The January report indicated that the benefits of CAP sites extend far beyond the provision of Internet access and computer skills training. Survey results demonstrated that CAP sites also play an important role in strengthening rural communities, enhancing communication and reducing isolation, facilitating inclusion of youth, seniors, and disadvantaged groups, promoting equity, and providing opportunities for education, employment, and local learning. The purpose of this paper is to point to the economic value of those wider functions.
While the GPI CAP site survey allows the value of CAP volunteer activity to be quantified for the first time, the survey was not designed to quantify other economic values. Those values derive largely from the strengthening of "social capital," in which CAP sites play a vital role. Beyond the quantification of voluntary activity, this paper therefore simply points to other potential economic benefits of CAP sites that are presently not adequately recognized, with reference to the relevant literature on likely economic linkages.
Both the monetary valuations of CAP volunteerism, and the circumstantial evidence on other likely economic benefits, together indicate that CAP sites may provide a return on investment that is much greater than hitherto supposed. Carefully designed studies, preferably using control communities that do not have CAP sites, will be necessary to test these hypotheses.
Key economic values identified in this paper are:
CAP volunteers contribute an estimated 630,000 hours of voluntary time each year to British Columbia’s rural CAP sites. These volunteer hours are worth $9.5 million annually, and are the equivalent of 330 full-time jobs. This estimate is based on the replacement value of voluntary work assessed at a rate of $15 an hour. Survey evidence indicates that every hour of paid coordinator time leverages an additional 2.5 hours of volunteer time.
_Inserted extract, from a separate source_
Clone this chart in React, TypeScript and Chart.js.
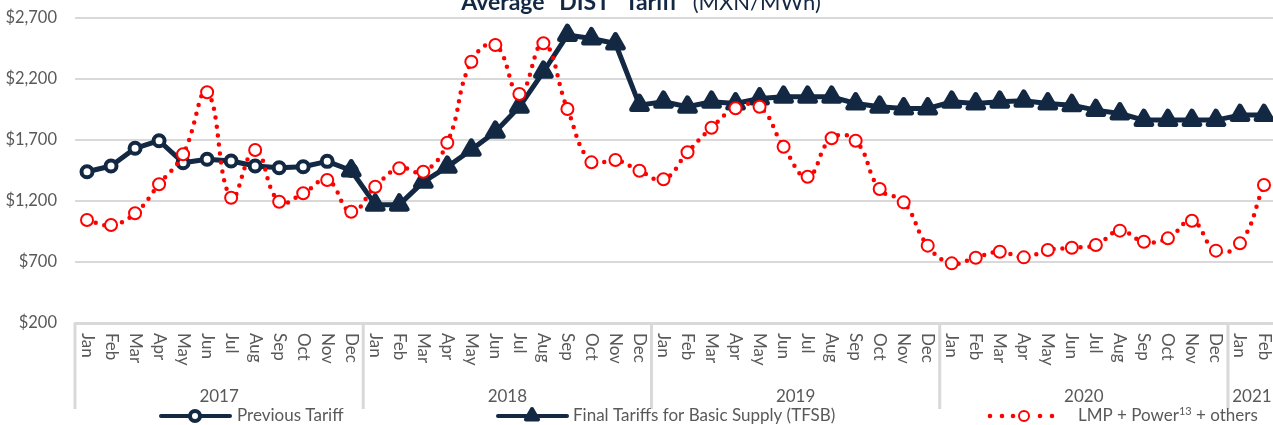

The results indicate that modest monetary investments in CAP sites and staffing produce a significant return on investment in volunteer hours that is invisible in standard accounting mechanisms.
CAP sites make an additional indirect contribution to the market economy by providing training in technical, computer and office skills; management and organization; communications; fundraising; and interpersonal skills; as well as work experience and specialized knowledge of particular subject areas. CAP volunteers teach courses in Internet and email use; basic computer skills; word processing; web page design; spreadsheets; database design, and other computer skills. Two-thirds of CAP coordinators reported that their CAP site work had improved their employment prospects; 79% stated that learning new skills was a very important (47%) or important (32%) motivation for them in their work. CAP youth and summer employment programs similarly provide invaluable skills training for the job market.
CAP sites offer access to employment, education and training opportunities, thereby improving the earnings potential of beneficiaries, and providing significant economic benefits in direct contributions to the economy and the tax base.
Without CAP sites, there is a real danger that the age of information technology could deepen social exclusion and the social divide between those who have access to IT and all the opportunities it provides, and those who do not. This could undermine social cohesion, increase alienation, and produce significant social costs. The Community Access Program plays an essential role in levelling the playing field, in creating opportunities for disadvantaged groups, and in promoting equity and social inclusion. That role provides significant indirect economic benefits that are invisible in the conventional accounts, but can be substantial.
By providing access to employment, education, and skills training opportunities for vulnerable and disadvantaged groups, CAP sites potentially provide significant savings in avoided health care, justice, and social welfare costs. Poverty, inequality, poor education, and social exclusion are all highly correlated and statistically associated with higher rates of illness, premature death, crime, and mental distress, all of which are costly to society. This paper provides references to the research literature on these correlations, to point to the indirect economic benefits that may be provided by CAP access to employment, education, training, and income opportunities.
There is a growing literature correlating equity, access to higher education, and social cohesion with improved economic performance. Although the GPI site survey provided evidence that CAP sites perform these functions, there are as yet no empirical data to confirm the correlation, and it remains a hypothesis waiting to be tested. Assessing the impact of investments in social capital on productivity, competitiveness, and economic growth is the most difficult aspect of economic value to quantify, and a research area that is only in its infancy.
In sum, the GPI survey results demonstrate that CAP sites are a significant investment in education, training, information technology dissemination, job access, and community building. This investment not only provides a direct return to the market economy in volunteer hours, skills training, and access to employment opportunities, but may also produce considerable indirect savings to justice, health, and social service budgets, and more elusive benefits in improved economic performance. Despite these substantial economic benefits, the high return on investment provided by CAP sites, and the leveraging of additional volunteer hours for every paid staff hour, many CAP sites are financially insecure and uncertain of their future.
The survey results provide substantial new evidence on the value and impact of the Community Access Program not only on volunteerism, but on other important components of social capital. It is hoped that these results and the GPI valuation approach will provide a more comprehensive basis for assessing the economic value of the Community Access Program than has existed to date. In addition, the GPI method demonstrated in this study can be used to evaluate investments in future CAP funding from a full-benefit / full-cost accounting perspective, and thus provide a more stable financial basis for a service that has clearly provided remarkable benefits for the Canadian economy and society.